I came across a sentence -- It is fatally easy, as one grows older, to slip into the habit of grumbling that nothing is what it was and lamenting the inferiority of what is.
I wonder what is omitted in this expression. Should there be "it", that is, what it is, or should I interprete it as what is what it was?
Thank you
Last edited by chance22; 15-Dec-2011 at 13:14.
What was and what is are two different things = The way things were and the way things are now are very different.
Thank billmcd and emsr2d2 for the explanation. Now I got the meaning of the sentence, but I think maybe grammatically, "what is" means "something that is" , it seems incompete.
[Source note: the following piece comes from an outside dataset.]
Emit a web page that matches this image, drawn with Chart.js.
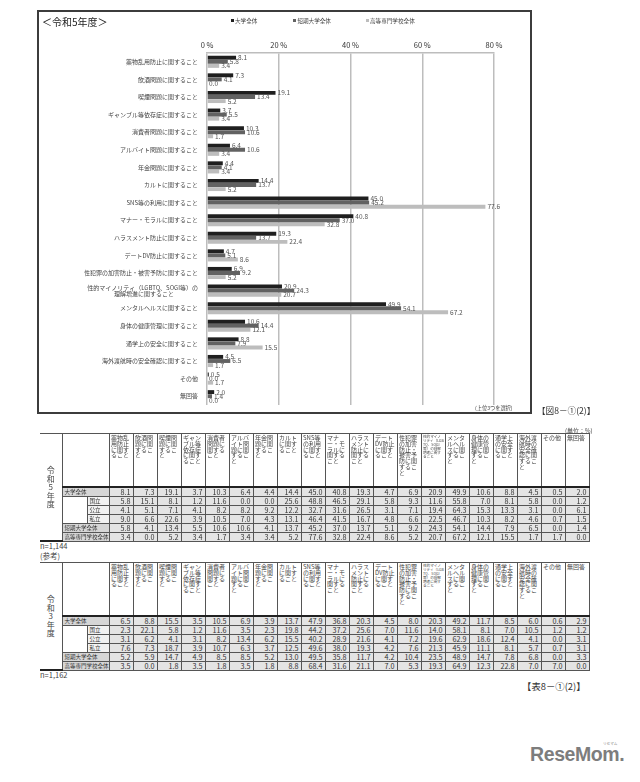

Usually I find expressions in this pattern:"what is here", "what it is". Can I say this sentence falls into one of these patterns but with certain words omitted, or "what is" can be used independently meaning "what exists now"?
[QUOTE=chance22;833311]I think maybe grammatically, "what is" means "something that is"
NOT A TEACHER
(1) While we wait for the teachers' answers, may I congratulate you on your sense of
"what."
(2) According to my books, "what" is, as you suggested, sometimes a relative pronoun that means something like that which.
(i) I do not like what you said. = I do not like that which you said.
(ii) What you said is nonsense. = That which you said is nonsense.